Thursday, October 31, 2013

Stuff To Read on Halloween

I write about the Zombie Trends For Women here.

An odd serendipity made me read a sad post about the troubles of the progressive movement* and a post about the Tea Party on the same day.  Try it out, reading those one after the other while keeping mind that these are the two acceptable limits in American political thought.  Nothing  left of the progressives officially exists, for example.

Here's the odd part.  Either I am Halloween-hallucinating or most of the comments at the Ian Welsh post can no longer be read.  Or there's something wrong with my computer.

Whatever it is, I remember distinctly reading opinions there (or elsewhere?)  that progressive blogs were once extremely popular and achieved important things, but that nobody reads blogs anymore, what with the Twitter etc..  In any case I commented about that at another blog, so it's unlikely I made it completely up.

The point I wanted to make in that context is that anyone who thinks blogs can change the American politics in a few years is in for a biiiig disappointment.  Writing blogs is like carrying water in a sieve to the ocean of public opinion.  If you are really fast and really clever you have some influence.  But most people never read blogs in the past or today.

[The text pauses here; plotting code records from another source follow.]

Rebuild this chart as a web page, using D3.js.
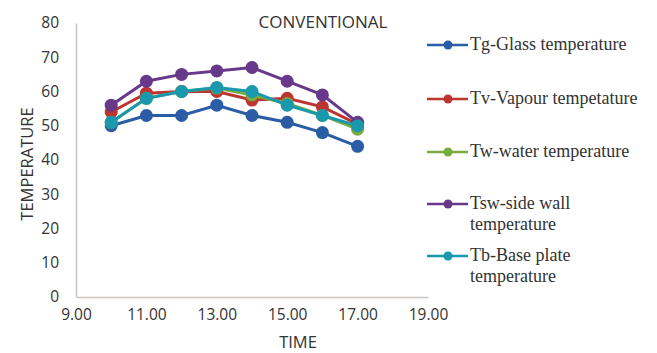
<!DOCTYPE html>
<html>
<head>
<meta charset="utf-8">
<script src="https://cdn.jsdelivr.net/npm/d3@7"></script>
<style>
  html, body { margin: 0; padding: 0; background: #fff; }
  svg { display: block; }
</style>
</head>
<body>
<svg id="chart" width="657" height="353"></svg>
<script>
// Hourly readings of the conventional still
const hours = [10, 11, 12, 13, 14, 15, 16, 17];
const glassTemp     = [50, 53, 53, 56, 53, 51, 48, 44];
const vapourTemp    = [54, 59.5, 60, 60, 57.5, 58, 55.5, 50.5];
const waterTemp     = [51, 58, 60, 61, 59, 56.5, 53, 49];
const sideWallTemp  = [56, 63, 65, 66, 67, 63, 59, 51];
const basePlateTemp = [51, 58, 60, 61.2, 60, 56, 53, 50];

const xTicks = [9, 11, 13, 15, 17, 19];
const yTicks = [0, 10, 20, 30, 40, 50, 60, 70, 80];

const seriesNames = [
  ["Tg-Glass temperature"],
  ["Tv-Vapour tempetature"],
  ["Tw-water temperature"],
  ["Tsw-side wall", "temperature"],
  ["Tb-Base plate", "temperature"]
];
const seriesValues = [glassTemp, vapourTemp, waterTemp, sideWallTemp, basePlateTemp];
const seriesColors = ["#2b5ca6", "#bd3530", "#7aab3c", "#68398a", "#1a98ad"];

const svg = d3.select("#chart");
const plot = { left: 76, right: 428, top: 23, bottom: 297 };

const x = d3.scaleLinear().domain([9, 19]).range([plot.left, plot.right]);
const y = d3.scaleLinear().domain([0, 80]).range([plot.bottom, plot.top]);

const sans = "'Open Sans', 'Liberation Sans', sans-serif";
const serif = "'Liberation Serif', 'DejaVu Serif', serif";

// Axes: light grey frame lines on the left and bottom, no tick marks
const xAxis = svg.append("g")
  .attr("transform", `translate(0,${plot.bottom})`)
  .call(d3.axisBottom(x).tickValues(xTicks).tickSize(0).tickPadding(12)
    .tickFormat(d => d3.format(".2f")(d)));
const yAxis = svg.append("g")
  .attr("transform", `translate(${plot.left},0)`)
  .call(d3.axisLeft(y).tickValues(yTicks).tickSize(0).tickPadding(17));

[xAxis, yAxis].forEach(g => {
  g.select(".domain").attr("stroke", "#c9c6c2").attr("stroke-width", 1.5);
  g.selectAll("text")
    .attr("font-family", sans)
    .attr("font-size", 15.5)
    .attr("fill", "#333");
});

// Axis titles and chart title
svg.append("text")
  .attr("x", 298).attr("y", 348)
  .attr("text-anchor", "middle")
  .attr("font-family", sans).attr("font-size", 16.5).attr("fill", "#333")
  .text("TIME");
svg.append("text")
  .attr("transform", "translate(33,164) rotate(-90)")
  .attr("text-anchor", "middle")
  .attr("font-family", sans).attr("font-size", 16.5).attr("fill", "#333")
  .text("TEMPERATURE");
svg.append("text")
  .attr("x", 323).attr("y", 28)
  .attr("text-anchor", "middle")
  .attr("font-family", sans).attr("font-size", 17).attr("fill", "#333")
  .text("CONVENTIONAL");

// Series lines with round markers
const line = d3.line().x((d, i) => x(hours[i])).y(d => y(d));

seriesValues.forEach((vals, s) => {
  const g = svg.append("g");
  g.append("path")
    .datum(vals)
    .attr("d", line)
    .attr("fill", "none")
    .attr("stroke", seriesColors[s])
    .attr("stroke-width", 3);
  g.selectAll("circle")
    .data(vals)
    .join("circle")
    .attr("cx", (d, i) => x(hours[i]))
    .attr("cy", d => y(d))
    .attr("r", 6.5)
    .attr("fill", seriesColors[s]);
});

// Legend
const legendY = [45, 99, 152, 204, 256];
const legend = svg.append("g");
seriesNames.forEach((lines, s) => {
  const g = legend.append("g").attr("transform", `translate(0,${legendY[s]})`);
  g.append("line")
    .attr("x1", 427).attr("x2", 468).attr("y1", 0).attr("y2", 0)
    .attr("stroke", seriesColors[s]).attr("stroke-width", 2.5);
  g.append("circle")
    .attr("cx", 448).attr("cy", 0).attr("r", 4.5)
    .attr("fill", seriesColors[s]);
  const t = g.append("text")
    .attr("x", 470).attr("y", 5)
    .attr("font-family", serif).attr("font-size", 18).attr("fill", "#333");
  lines.forEach((ln, k) => {
    t.append("tspan").attr("x", 470).attr("dy", k === 0 ? 0 : 21).text(ln);
  });
});
</script>
</body>
</html>
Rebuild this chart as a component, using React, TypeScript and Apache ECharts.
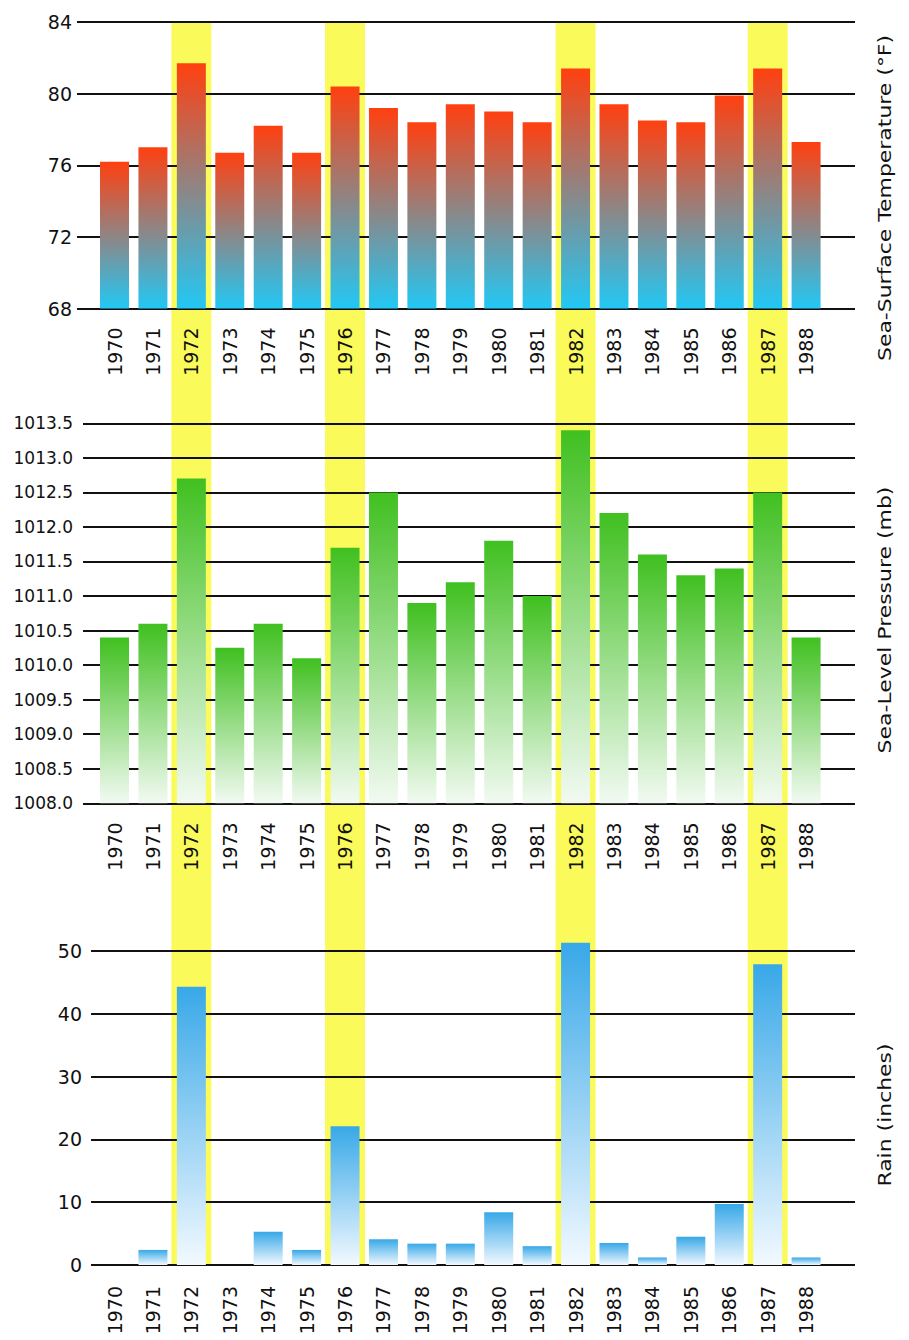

To finish, have a look at this spookily funny Fox News video:

I lovelovelove the number of silly assertions it contains:

1.  Stossel argues that women should pay more for health insurance than men because women, on average, use more care**.  It's true that the average use rates are greater for women than for men. But the reason for that is not hypochondria.  The difference has several reasons***, but by far the most important has to do with reproduction.

The current system assigns all the care having to do with pregnancies and childbirths to women's accounts, even though humans still don't manage parthenogenesis.  Put more plainly, the costs of pregnancy and childbirth are not because of women's hypochondria and they are not caused by her alone.  Likewise, we have no male contraceptive pill, which means that the contraception often used by heterosexual couples together necessitates medical visits not by the man but by the woman if she's on the pill.

2.  Men and women who are past childbirth are told by Stossel that they should be angry about having to "subsidize" women (and men) in fertile age categories.  This is hilarious, because the subsidies inside the system flow into the reverse direction.  Older people use more health care than younger people.

3.  Stossel doesn't seem to understand what current insurance does when he complains about the "subsidies" of other people in one's insurance policy.  It already lumps together all sorts of different health care expenditures, which means that right now someone's Viagra consumption is "subsidized".  If insurance contained no such "subsidies" it wouldn't exist.  It's true that insurers prefer to divide the population they insure into groups of similar risk levels, but if we do this with all health care consumption (and match the risks precisely for each) we end up with no insurance at all.   To take a simple example from car insurance, Stossel's assertion is like saying that your insurance premia should not be used to pay for your neighbor's stolen car if you were luckier and kept yours and if both of you are customers of the same company.

4.  Stossel recommends more and more competition, instead of the ACA.  The idea that competition in health care is great is a very tricky one.  Lots of research suggests that there's very little price competition, without government incentives for it.  Whether quality competition is feasible depends on the particular product we are looking at.  It might work for some routine purchases of the well-care type, such as eye glasses and simple dental visits.  But in many cases consumers cannot judge health care quality well enough to become prudent shoppers (and in other cases consumers are too ill to do that).

*For a different angle to the brogressive movement, check out what Scott Lemieux writes.
**This argument also reopens the door the idea that individuals with pre-existing conditions should pay more than those without them.  The same logic applies.
***Some of them hard to quantify.  For instance, many observers believe that men, on average, don't see their health care providers as often as they should.  On the other hand, the way the medical profession defines recommended visit rates and what should be checked may itself be affected by various non-medical considerations such as women's apparent greater medical "compliance."